The last variation has been used the most often recently and has worked the best in terms of results. It involves a good deal of risk, and while Liverpool can be vulnerable to counterattacks, the results show that they remain one of the top clubs in the Premier League.
The Trent-Alexander Arnold conundrum
Trent-Alexander Arnold is not just, historically speaking, the most successful card in FootballCoin. He is also one of the best young players in the Premier League, a fact recognized by most football viewers.
But Trent-Alexander Arnold is also a very attack-minded wing-back with some defensive vulnerabilities. These have come to light more than ever during the 2022/23 season. They may have cost the player a spot in the England national team.
Jurgen Klopp is now utilizing Alexander-Arnold’s extraordinary passing abilities and stamina in a slightly different role. The player will often drift into a defensive midfield position in the centre of the pitch.
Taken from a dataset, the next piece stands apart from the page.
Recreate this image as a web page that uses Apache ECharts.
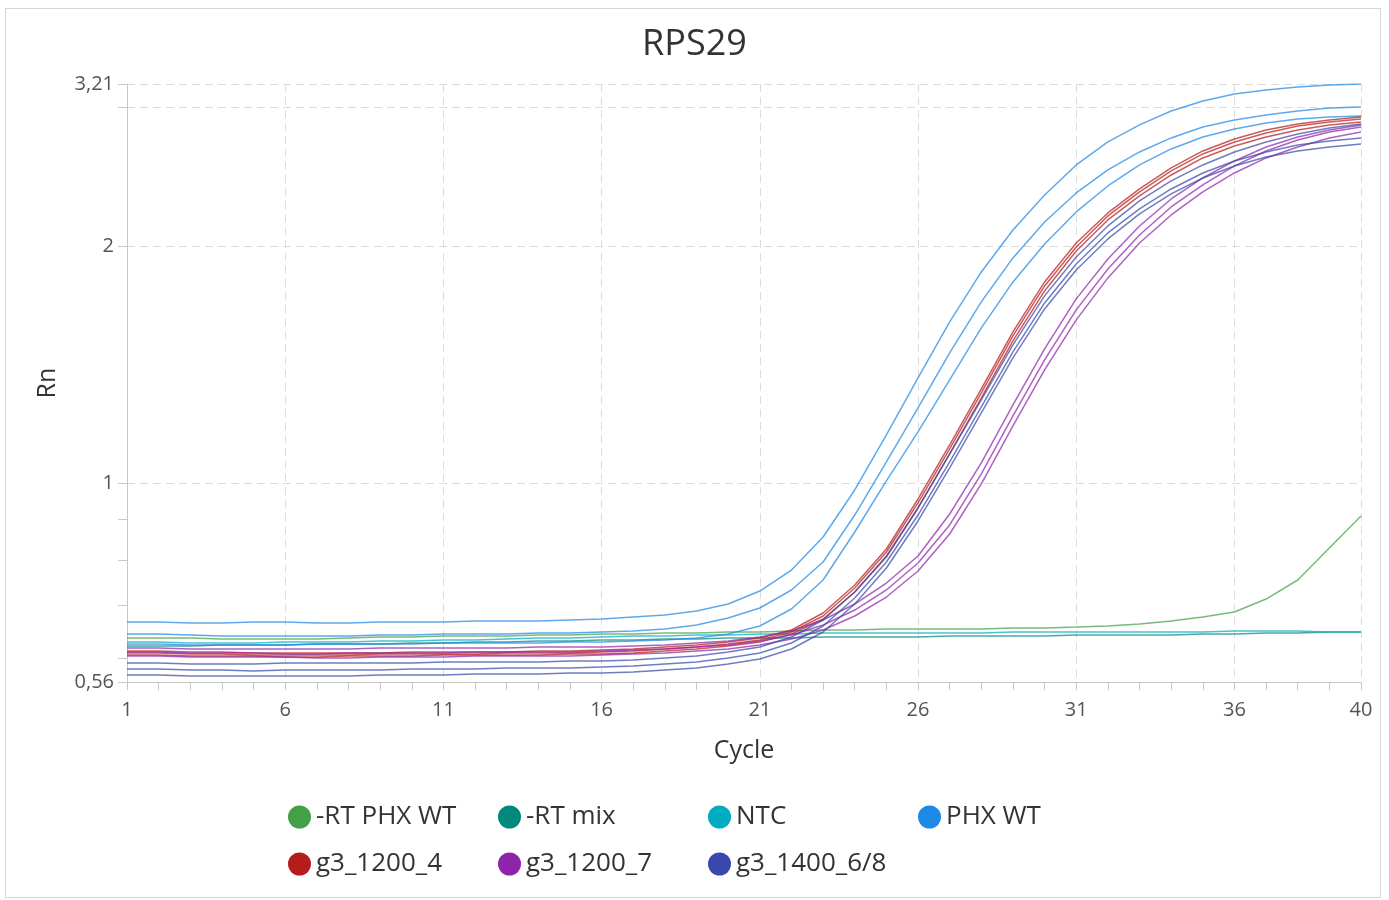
<!DOCTYPE html>
<html><head><meta charset="utf-8">
<script src="https://cdn.jsdelivr.net/npm/echarts@6/dist/echarts.min.js"></script>
<style>
html,body{margin:0;padding:0;background:#fff}
#chart{width:1389px;height:900px}
#frame{position:absolute;left:5px;top:8px;width:1374px;height:888px;border:1px solid #d6d6d6;pointer-events:none}
</style>
</head><body><div id="chart"></div><div id="frame"></div>
<script>
// ---- data (Rn values per cycle) ----
const cycles = [1,2,3,4,5,6,7,8,9,10,11,12,13,14,15,16,17,18,19,20,21,22,23,24,25,26,27,28,29,30,31,32,33,34,35,36,37,38,39,40];

const rtPhxWt1 = [0.6368,0.6368,0.6368,0.6349,0.6349,0.6349,0.6349,0.6368,0.6386,0.6386,0.6405,0.6405,0.6405,0.6424,0.6424,0.6442,0.6442,0.6461,0.6461,0.6480,0.6480,0.6499,0.6518,0.6518,0.6537,0.6537,0.6537,0.6537,0.6556,0.6556,0.6575,0.6595,0.6633,0.6692,0.6770,0.6870,0.7135,0.7543,0.8282,0.9093];

const rtMix1 = [0.6221,0.6221,0.6221,0.6239,0.6239,0.6239,0.6257,0.6257,0.6257,0.6275,0.6275,0.6294,0.6294,0.6312,0.6312,0.6331,0.6331,0.6349,0.6349,0.6368,0.6368,0.6368,0.6386,0.6386,0.6386,0.6386,0.6405,0.6405,0.6405,0.6405,0.6424,0.6424,0.6424,0.6424,0.6442,0.6442,0.6461,0.6461,0.6480,0.6480];

const ntc1 = [0.6294,0.6294,0.6275,0.6275,0.6275,0.6294,0.6294,0.6294,0.6312,0.6312,0.6331,0.6331,0.6349,0.6368,0.6368,0.6386,0.6405,0.6405,0.6424,0.6424,0.6442,0.6442,0.6461,0.6461,0.6461,0.6461,0.6461,0.6461,0.6480,0.6480,0.6480,0.6480,0.6480,0.6480,0.6480,0.6499,0.6499,0.6499,0.6480,0.6480];

const phxWt1 = [0.6672,0.6672,0.6653,0.6653,0.6672,0.6672,0.6653,0.6653,0.6672,0.6672,0.6672,0.6692,0.6692,0.6692,0.6711,0.6731,0.6770,0.6810,0.6890,0.7032,0.7304,0.7766,0.8552,0.9810,1.1521,1.3608,1.6024,1.8543,2.0963,2.3219,2.5344,2.7103,2.8484,2.9670,3.0549,3.1180,3.1546,3.1824,3.2012,3.2100];
const phxWt2 = [0.6442,0.6442,0.6424,0.6405,0.6405,0.6405,0.6405,0.6405,0.6424,0.6424,0.6442,0.6442,0.6442,0.6461,0.6461,0.6480,0.6499,0.6537,0.6614,0.6751,0.6951,0.7326,0.7950,0.9119,1.0647,1.2466,1.4637,1.6988,1.9317,2.1457,2.3353,2.4976,2.6323,2.7423,2.8316,2.8902,2.9326,2.9670,2.9933,3.0021];
const phxWt3 = [0.6257,0.6257,0.6239,0.6239,0.6239,0.6239,0.6257,0.6257,0.6257,0.6257,0.6275,0.6275,0.6275,0.6275,0.6294,0.6294,0.6312,0.6331,0.6368,0.6442,0.6595,0.6931,0.7543,0.8678,1.0072,1.1622,1.3528,1.5746,1.8009,2.0123,2.2093,2.3835,2.5343,2.6555,2.7502,2.8152,2.8649,2.8986,2.9156,2.9241];

const g1200_4a = [0.6130,0.6130,0.6113,0.6113,0.6095,0.6095,0.6095,0.6095,0.6095,0.6113,0.6113,0.6113,0.6113,0.6130,0.6130,0.6148,0.6166,0.6203,0.6239,0.6294,0.6368,0.6518,0.6850,0.7434,0.8258,0.9556,1.1189,1.3177,1.5563,1.8009,2.0181,2.2028,2.3627,2.5123,2.6400,2.7342,2.8070,2.8567,2.8902,2.9156];
const g1200_4b = [0.6095,0.6095,0.6077,0.6077,0.6059,0.6059,0.6059,0.6059,0.6077,0.6077,0.6077,0.6077,0.6095,0.6095,0.6095,0.6113,0.6130,0.6166,0.6203,0.6257,0.6331,0.6480,0.6790,0.7369,0.8186,0.9446,1.1058,1.3024,1.5384,1.7800,1.9946,2.1835,2.3421,2.4903,2.6170,2.7103,2.7825,2.8400,2.8733,2.8986];
const g1200_4c = [0.6059,0.6059,0.6042,0.6042,0.6042,0.6024,0.6024,0.6042,0.6042,0.6042,0.6059,0.6059,0.6059,0.6059,0.6077,0.6077,0.6095,0.6130,0.6166,0.6221,0.6294,0.6442,0.6731,0.7283,0.8067,0.9308,1.0898,1.2836,1.5160,1.7542,1.9715,2.1583,2.3153,2.4611,2.5868,2.6790,2.7501,2.8070,2.8484,2.8733];

const g1200_7a = [0.6184,0.6184,0.6166,0.6166,0.6166,0.6166,0.6166,0.6166,0.6184,0.6184,0.6184,0.6184,0.6184,0.6203,0.6203,0.6203,0.6221,0.6239,0.6275,0.6312,0.6386,0.6499,0.6711,0.7032,0.7477,0.8091,0.9146,1.0616,1.2575,1.4809,1.7140,1.9260,2.1208,2.2947,2.4397,2.5641,2.6710,2.7501,2.8070,2.8484];
const g1200_7b = [0.6113,0.6113,0.6095,0.6095,0.6095,0.6077,0.6077,0.6095,0.6095,0.6095,0.6095,0.6113,0.6113,0.6113,0.6113,0.6130,0.6148,0.6166,0.6203,0.6239,0.6312,0.6424,0.6614,0.6910,0.7326,0.7927,0.8858,1.0280,1.2178,1.4341,1.6597,1.8706,2.0655,2.2418,2.3904,2.5270,2.6400,2.7262,2.7906,2.8316];
const g1200_7c = [0.6042,0.6042,0.6024,0.6024,0.6024,0.6024,0.6007,0.6007,0.6024,0.6024,0.6024,0.6042,0.6042,0.6042,0.6042,0.6059,0.6077,0.6095,0.6130,0.6166,0.6239,0.6349,0.6518,0.6790,0.7177,0.7744,0.8627,0.9985,1.1828,1.3929,1.6120,1.8223,2.0181,2.1900,2.3421,2.4757,2.5868,2.6710,2.7423,2.7906];

const g1400a = [0.5919,0.5919,0.5902,0.5902,0.5902,0.5919,0.5919,0.5919,0.5919,0.5919,0.5937,0.5937,0.5937,0.5937,0.5954,0.5954,0.5972,0.6007,0.6042,0.6113,0.6203,0.6386,0.6711,0.7283,0.8091,0.9308,1.0898,1.2761,1.4983,1.7290,1.9373,2.1208,2.2815,2.4186,2.5344,2.6323,2.7103,2.7743,2.8233,2.8567];
const g1400b = [0.5817,0.5817,0.5800,0.5800,0.5783,0.5800,0.5800,0.5800,0.5800,0.5817,0.5817,0.5817,0.5834,0.5834,0.5834,0.5851,0.5868,0.5902,0.5937,0.6007,0.6095,0.6275,0.6595,0.7156,0.7950,0.9119,1.0647,1.2502,1.4680,1.6938,1.8980,2.0779,2.2287,2.3627,2.4757,2.5641,2.6323,2.6867,2.7182,2.7423];
const g1400c = [0.5716,0.5716,0.5699,0.5699,0.5699,0.5699,0.5699,0.5699,0.5716,0.5716,0.5716,0.5732,0.5732,0.5732,0.5749,0.5749,0.5766,0.5800,0.5834,0.5902,0.5989,0.6166,0.6480,0.7032,0.7811,0.8962,1.0463,1.2285,1.4425,1.6644,1.8652,2.0419,2.1965,2.3285,2.4397,2.5270,2.5944,2.6400,2.6710,2.6945];

// ---- axis tick definitions ----
const yTickValues = [0.56, 0.6, 0.7, 0.8, 0.9, 1, 2, 3, 3.21];
const yLabelValues = [0.56, 1, 2, 3.21];
const yGridValues = [1, 2, 3, 3.21];
const xLabelValues = [1, 6, 11, 16, 21, 26, 31, 36, 40];
const xGridValues = [6, 11, 16, 21, 26, 31, 36, 40];
const legendRow1 = ['-RT PHX WT', '-RT mix', 'NTC', 'PHX WT'];
const legendRow2 = ['g3_1200_4', 'g3_1200_7', 'g3_1400_6/8'];

const groups = [
  { name: '-RT PHX WT', color: '#43A047', reps: [rtPhxWt1] },
  { name: '-RT mix', color: '#00897B', reps: [rtMix1] },
  { name: 'NTC', color: '#00ACC1', reps: [ntc1] },
  { name: 'PHX WT', color: '#1E88E5', reps: [phxWt1, phxWt2, phxWt3] },
  { name: 'g3_1200_4', color: '#B71C1C', reps: [g1200_4a, g1200_4b, g1200_4c] },
  { name: 'g3_1200_7', color: '#8E24AA', reps: [g1200_7a, g1200_7b, g1200_7c] },
  { name: 'g3_1400_6/8', color: '#3949AB', reps: [g1400a, g1400b, g1400c] }
];

const FONT = '"Open Sans", "Noto Sans", sans-serif';
const LG = v => Math.log10(v);
const fmt = v => String(Math.round(Math.pow(10, v) * 100) / 100).replace('.', ',');
const YMIN = LG(0.56), YMAX = LG(3.21);

const series = [];
groups.forEach(g => {
  g.reps.forEach(rep => {
    series.push({
      type: 'line', name: g.name,
      xAxisIndex: 0, yAxisIndex: 0,
      data: cycles.map((c, i) => [c, LG(rep[i])]),
      showSymbol: false, symbol: 'circle',
      itemStyle: { color: g.color },
      lineStyle: { color: g.color, width: 1.5, opacity: 0.72 },
      emphasis: { disabled: true },
      silent: true
    });
  });
});

const legendBase = {
  icon: 'circle', itemWidth: 23, itemHeight: 23, itemGap: 0,
  left: 288, padding: 0, orient: 'horizontal',
  textStyle: { fontFamily: FONT, fontSize: 26, color: '#333', width: 182, lineHeight: 30 }
};

const chart = echarts.init(document.getElementById('chart'), null, { renderer: 'canvas' });
chart.setOption({
  animation: false,
  backgroundColor: '#fff',
  title: {
    text: 'RPS29', left: 'center', top: 23, padding: 0,
    textStyle: { fontFamily: FONT, fontSize: 36, fontWeight: 'normal', color: '#333', lineHeight: 44 }
  },
  legend: [
    Object.assign({}, legendBase, { top: 802, data: legendRow1 }),
    Object.assign({}, legendBase, { top: 849, data: legendRow2 })
  ],
  grid: { left: 127, right: 28, top: 84, bottom: 218, containLabel: false, outerBoundsMode: 'none' },
  xAxis: [{
    type: 'value', min: 1, max: 40, position: 'bottom',
    axisLine: { show: true, onZero: false, lineStyle: { color: '#c8c8c8', width: 1 } },
    axisTick: { show: true, length: 8, customValues: cycles, lineStyle: { color: '#c8c8c8' } },
    axisLabel: { customValues: xLabelValues, fontFamily: FONT, fontSize: 20, color: '#555', margin: 18 },
    splitLine: { show: false },
    name: 'Cycle', nameLocation: 'middle', nameGap: 56,
    nameTextStyle: { fontFamily: FONT, fontSize: 25, color: '#333' }
  }, {
    type: 'value', min: 1, max: 40, position: 'bottom',
    axisLine: { show: false, onZero: false },
    axisTick: { show: false, customValues: xGridValues },
    axisLabel: { show: false },
    splitLine: { show: true, lineStyle: { color: '#dcdcdc', width: 1, type: [8, 5] } }
  }],
  yAxis: [{
    type: 'value', min: YMIN, max: YMAX, position: 'left',
    axisLine: { show: true, onZero: false, lineStyle: { color: '#c8c8c8', width: 1 } },
    axisTick: { show: true, length: 9, customValues: yTickValues.map(LG), lineStyle: { color: '#c8c8c8' } },
    axisLabel: { customValues: yLabelValues.map(LG), formatter: fmt, fontFamily: FONT, fontSize: 20, color: '#555', margin: 13 },
    splitLine: { show: false },
    name: 'Rn', nameLocation: 'middle', nameGap: 67,
    nameTextStyle: { fontFamily: FONT, fontSize: 25, color: '#333' }
  }, {
    type: 'value', min: YMIN, max: YMAX, position: 'left',
    axisLine: { show: false, onZero: false },
    axisTick: { show: false, customValues: yGridValues.map(LG) },
    axisLabel: { show: false },
    splitLine: { show: true, lineStyle: { color: '#dcdcdc', width: 1, type: [8, 5] } }
  }],
  series: series
});
</script>
</body></html>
This means that someone needs to oversee the right flank. Many of Liverpool’s formation variations have at their heart the need to work Trent-Alexander Arnold into the squad without putting excessive pressure on the team’s defensive capabilities.
Which formation works best?
During the 2023/2024 season, the formation that has worked best for Liverpool has been a 4-3-3 that easily transforms into a 3-4-3. This attacking approach has brought the Reds near the top of the table once more.
Another formation that has been successful over the past 12 months has been a fluid 4-4-2 that also switches to a 3-4-3. Alexandre Arnold’s role in midfield and Mac Allister’s ability to track back have stood at the heart of these changes and their success.
Which formation is Liverpool using this season most often
This season, in the 2023/24 campaign, Liverpool has relied often on the 4-3-3 formula. The style that the team utilizes, however, is highly dependent on the availability of a few core players.
It requires Alexandre Arnold’s ability to transition to a central midfield role. It also requires, at least, an additional competent defensive midfielder. Alexis Mac Allister has proven to be that player. However, the World Cup winner has also suffered injury setbacks.
In his absence, Jurgen Klopp has turned to Curtis Jones to play a more defensive role or to new recruit Wataru Endo, usually used as a substitute. The talented Ryan Gravenberch has been brought in from Bayern Munchen to take on a similar role, but his performances so far have not been of the highest calibre.
This Liverpool is associated with gegenpressing and with a 4-4-3 formation. However, Jurgen Klopp is a smart enough manager to recognize that things change and that managers need to change along with the times.